[START]
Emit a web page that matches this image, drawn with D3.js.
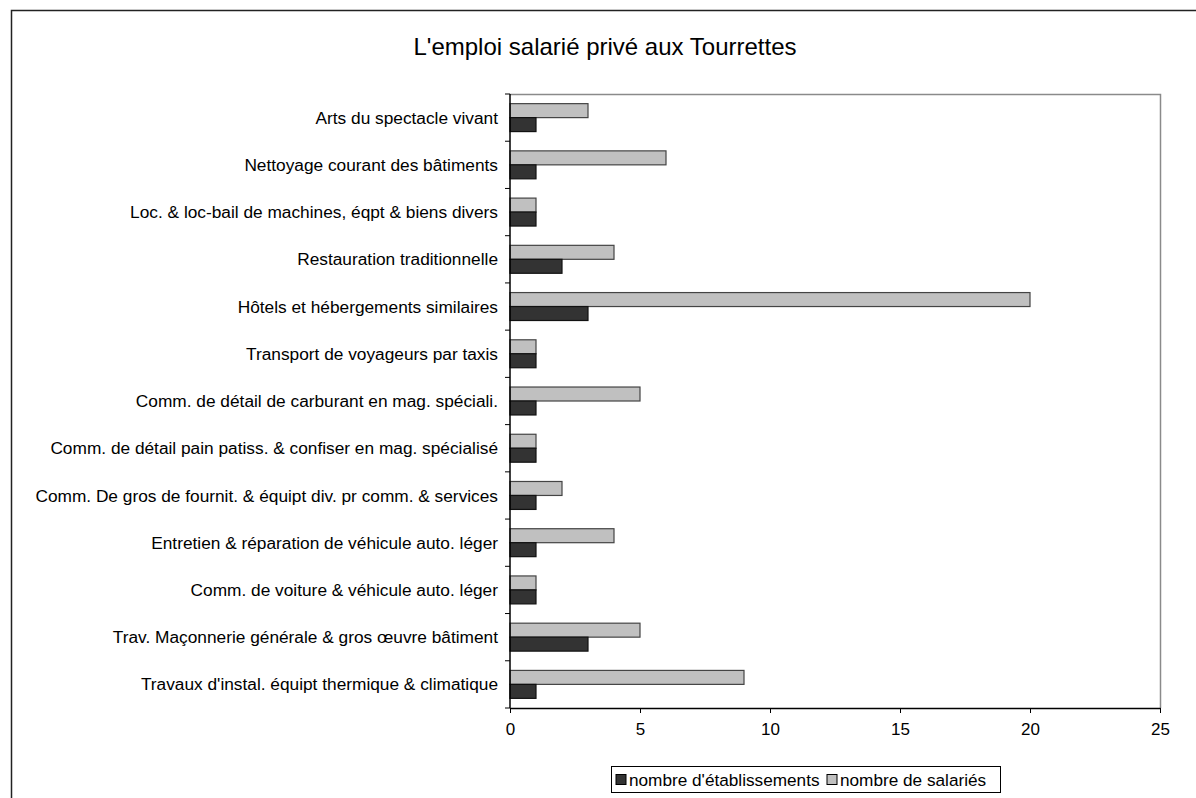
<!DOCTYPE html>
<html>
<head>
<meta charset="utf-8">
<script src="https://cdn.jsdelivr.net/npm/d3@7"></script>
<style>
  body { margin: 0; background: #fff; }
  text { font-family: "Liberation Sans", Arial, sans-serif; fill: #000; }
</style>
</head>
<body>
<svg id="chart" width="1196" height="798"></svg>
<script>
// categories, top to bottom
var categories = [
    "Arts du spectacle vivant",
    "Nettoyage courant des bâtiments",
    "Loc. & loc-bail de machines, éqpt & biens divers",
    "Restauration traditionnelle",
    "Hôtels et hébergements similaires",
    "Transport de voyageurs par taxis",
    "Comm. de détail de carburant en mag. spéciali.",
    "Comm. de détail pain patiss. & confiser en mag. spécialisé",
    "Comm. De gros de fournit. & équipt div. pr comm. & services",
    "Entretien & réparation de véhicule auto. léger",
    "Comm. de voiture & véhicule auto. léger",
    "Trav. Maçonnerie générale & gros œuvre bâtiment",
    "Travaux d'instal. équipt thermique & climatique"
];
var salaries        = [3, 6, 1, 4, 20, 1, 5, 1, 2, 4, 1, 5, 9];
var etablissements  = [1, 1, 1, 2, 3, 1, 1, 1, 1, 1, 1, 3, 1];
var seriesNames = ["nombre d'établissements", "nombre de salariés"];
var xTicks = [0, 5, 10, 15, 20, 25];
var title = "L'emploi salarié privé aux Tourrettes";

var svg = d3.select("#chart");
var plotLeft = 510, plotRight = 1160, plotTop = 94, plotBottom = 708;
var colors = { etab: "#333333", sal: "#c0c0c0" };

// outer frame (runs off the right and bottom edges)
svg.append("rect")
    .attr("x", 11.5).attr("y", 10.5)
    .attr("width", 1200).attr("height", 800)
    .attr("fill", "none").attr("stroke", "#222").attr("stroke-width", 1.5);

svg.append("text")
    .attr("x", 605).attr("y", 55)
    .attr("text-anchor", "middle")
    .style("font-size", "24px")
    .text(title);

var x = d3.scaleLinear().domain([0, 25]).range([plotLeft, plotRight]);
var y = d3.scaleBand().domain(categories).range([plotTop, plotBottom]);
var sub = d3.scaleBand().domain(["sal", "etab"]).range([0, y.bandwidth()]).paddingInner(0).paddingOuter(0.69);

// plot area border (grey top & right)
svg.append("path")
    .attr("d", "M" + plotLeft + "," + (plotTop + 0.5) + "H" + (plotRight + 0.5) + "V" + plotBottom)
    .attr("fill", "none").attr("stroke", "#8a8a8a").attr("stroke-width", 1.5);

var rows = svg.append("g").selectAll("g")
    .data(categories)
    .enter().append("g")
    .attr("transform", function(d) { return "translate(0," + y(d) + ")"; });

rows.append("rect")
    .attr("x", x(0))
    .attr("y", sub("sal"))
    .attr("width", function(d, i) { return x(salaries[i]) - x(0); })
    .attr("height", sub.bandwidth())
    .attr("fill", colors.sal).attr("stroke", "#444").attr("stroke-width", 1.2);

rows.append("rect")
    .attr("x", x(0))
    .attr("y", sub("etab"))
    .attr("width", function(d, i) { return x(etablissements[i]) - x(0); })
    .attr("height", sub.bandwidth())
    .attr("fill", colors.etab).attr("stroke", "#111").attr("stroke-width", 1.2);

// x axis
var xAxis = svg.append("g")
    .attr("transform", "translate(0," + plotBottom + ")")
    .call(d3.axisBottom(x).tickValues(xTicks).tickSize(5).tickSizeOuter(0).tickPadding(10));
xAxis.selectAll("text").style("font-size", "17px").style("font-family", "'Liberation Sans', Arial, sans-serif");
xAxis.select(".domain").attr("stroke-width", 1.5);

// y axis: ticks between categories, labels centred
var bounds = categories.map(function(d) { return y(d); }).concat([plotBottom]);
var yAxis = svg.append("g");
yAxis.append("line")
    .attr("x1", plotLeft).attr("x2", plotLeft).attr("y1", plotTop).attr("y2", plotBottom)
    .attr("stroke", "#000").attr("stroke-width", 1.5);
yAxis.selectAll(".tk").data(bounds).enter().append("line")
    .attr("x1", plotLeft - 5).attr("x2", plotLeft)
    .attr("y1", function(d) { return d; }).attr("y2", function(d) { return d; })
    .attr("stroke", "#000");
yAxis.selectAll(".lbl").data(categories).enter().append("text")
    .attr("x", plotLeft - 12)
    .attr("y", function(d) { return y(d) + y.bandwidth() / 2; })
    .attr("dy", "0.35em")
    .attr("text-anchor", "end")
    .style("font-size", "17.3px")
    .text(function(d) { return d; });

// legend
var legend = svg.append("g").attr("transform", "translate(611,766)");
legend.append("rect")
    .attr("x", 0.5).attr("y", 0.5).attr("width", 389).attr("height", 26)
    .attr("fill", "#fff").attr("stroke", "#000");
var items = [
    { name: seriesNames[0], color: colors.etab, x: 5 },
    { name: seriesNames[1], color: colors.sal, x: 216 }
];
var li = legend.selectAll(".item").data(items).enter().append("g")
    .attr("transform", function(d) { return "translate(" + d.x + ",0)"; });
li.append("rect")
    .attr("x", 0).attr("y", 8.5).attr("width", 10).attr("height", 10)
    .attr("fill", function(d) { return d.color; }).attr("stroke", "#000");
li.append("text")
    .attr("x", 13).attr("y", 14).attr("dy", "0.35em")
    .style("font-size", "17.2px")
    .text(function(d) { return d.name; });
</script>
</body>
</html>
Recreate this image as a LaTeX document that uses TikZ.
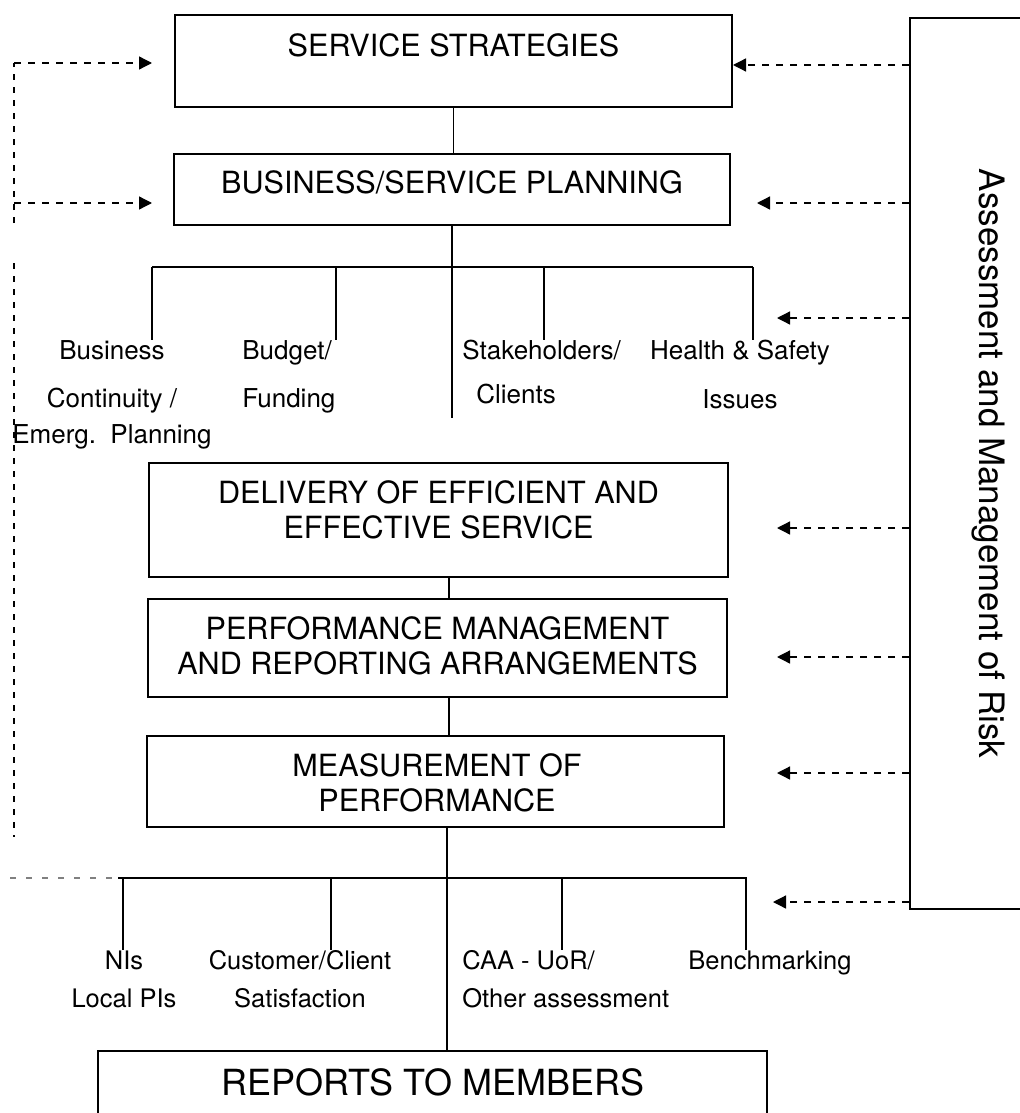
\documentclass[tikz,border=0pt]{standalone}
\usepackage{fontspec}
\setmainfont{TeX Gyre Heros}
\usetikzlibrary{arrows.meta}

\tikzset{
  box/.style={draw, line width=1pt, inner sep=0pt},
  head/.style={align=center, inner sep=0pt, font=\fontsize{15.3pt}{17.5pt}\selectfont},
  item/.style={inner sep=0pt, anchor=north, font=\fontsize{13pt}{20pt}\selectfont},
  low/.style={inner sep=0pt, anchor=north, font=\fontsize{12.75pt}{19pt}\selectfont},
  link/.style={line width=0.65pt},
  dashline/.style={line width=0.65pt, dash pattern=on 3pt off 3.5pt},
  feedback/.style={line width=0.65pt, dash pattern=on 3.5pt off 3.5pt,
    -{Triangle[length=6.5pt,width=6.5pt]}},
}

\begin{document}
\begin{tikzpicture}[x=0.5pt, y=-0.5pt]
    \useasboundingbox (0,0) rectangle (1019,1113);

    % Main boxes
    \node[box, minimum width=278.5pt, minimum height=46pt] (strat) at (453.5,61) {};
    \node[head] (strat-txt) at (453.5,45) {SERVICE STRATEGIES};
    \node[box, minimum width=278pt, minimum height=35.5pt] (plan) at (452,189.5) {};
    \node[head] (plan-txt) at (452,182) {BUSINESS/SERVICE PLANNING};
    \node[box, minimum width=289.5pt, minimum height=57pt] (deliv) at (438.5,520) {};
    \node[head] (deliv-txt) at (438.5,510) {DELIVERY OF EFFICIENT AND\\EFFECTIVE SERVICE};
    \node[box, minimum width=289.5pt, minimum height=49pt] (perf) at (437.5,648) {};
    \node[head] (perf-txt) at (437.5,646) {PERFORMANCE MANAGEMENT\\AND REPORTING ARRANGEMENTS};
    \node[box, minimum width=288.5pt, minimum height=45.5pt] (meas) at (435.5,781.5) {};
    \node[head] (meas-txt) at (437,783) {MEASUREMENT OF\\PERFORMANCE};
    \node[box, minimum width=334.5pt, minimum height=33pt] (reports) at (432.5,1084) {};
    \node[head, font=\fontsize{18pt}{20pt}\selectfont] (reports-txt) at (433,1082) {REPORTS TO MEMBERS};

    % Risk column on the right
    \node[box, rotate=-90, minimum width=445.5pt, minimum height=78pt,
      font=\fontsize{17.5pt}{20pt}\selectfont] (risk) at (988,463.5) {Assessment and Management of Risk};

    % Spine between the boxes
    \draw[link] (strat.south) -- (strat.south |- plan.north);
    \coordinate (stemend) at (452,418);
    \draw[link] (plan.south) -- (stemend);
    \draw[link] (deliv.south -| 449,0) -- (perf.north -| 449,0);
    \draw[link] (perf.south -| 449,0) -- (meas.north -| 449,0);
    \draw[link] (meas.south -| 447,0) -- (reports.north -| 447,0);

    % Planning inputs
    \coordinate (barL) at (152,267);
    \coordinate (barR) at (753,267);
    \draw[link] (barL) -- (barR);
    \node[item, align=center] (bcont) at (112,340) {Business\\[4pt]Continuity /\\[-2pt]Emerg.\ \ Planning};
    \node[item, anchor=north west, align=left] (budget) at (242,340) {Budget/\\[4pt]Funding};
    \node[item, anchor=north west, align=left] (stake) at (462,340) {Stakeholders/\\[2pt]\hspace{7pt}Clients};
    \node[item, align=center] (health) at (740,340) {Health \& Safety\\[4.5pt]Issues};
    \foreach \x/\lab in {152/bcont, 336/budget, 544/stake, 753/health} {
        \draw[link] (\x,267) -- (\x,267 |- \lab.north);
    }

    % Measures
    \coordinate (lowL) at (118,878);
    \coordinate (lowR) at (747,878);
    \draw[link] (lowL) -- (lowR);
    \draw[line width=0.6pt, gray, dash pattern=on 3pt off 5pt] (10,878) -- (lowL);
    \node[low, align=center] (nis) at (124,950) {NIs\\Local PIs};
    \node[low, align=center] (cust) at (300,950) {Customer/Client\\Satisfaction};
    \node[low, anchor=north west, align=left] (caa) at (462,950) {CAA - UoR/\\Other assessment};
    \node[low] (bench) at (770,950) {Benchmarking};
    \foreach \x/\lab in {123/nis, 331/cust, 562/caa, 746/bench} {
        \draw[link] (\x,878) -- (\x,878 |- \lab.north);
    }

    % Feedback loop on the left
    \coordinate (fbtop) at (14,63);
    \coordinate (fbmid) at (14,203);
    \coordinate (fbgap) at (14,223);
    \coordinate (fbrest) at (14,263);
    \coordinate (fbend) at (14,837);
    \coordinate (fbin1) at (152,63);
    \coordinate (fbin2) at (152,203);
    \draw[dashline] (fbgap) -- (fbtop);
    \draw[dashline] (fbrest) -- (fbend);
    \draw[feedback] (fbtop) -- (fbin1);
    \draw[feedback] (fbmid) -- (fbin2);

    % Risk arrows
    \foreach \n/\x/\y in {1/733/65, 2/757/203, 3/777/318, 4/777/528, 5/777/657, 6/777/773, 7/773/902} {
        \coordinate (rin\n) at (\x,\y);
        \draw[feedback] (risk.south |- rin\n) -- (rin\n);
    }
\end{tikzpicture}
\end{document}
[END]
• **EXERCISE DETAILS**
Pick out the lines that include the word "this" and write them out.

• **COMPLETE RESPONSE**
Emit a web page that matches this image, drawn with D3.js.
Recreate this image as a LaTeX document that uses TikZ.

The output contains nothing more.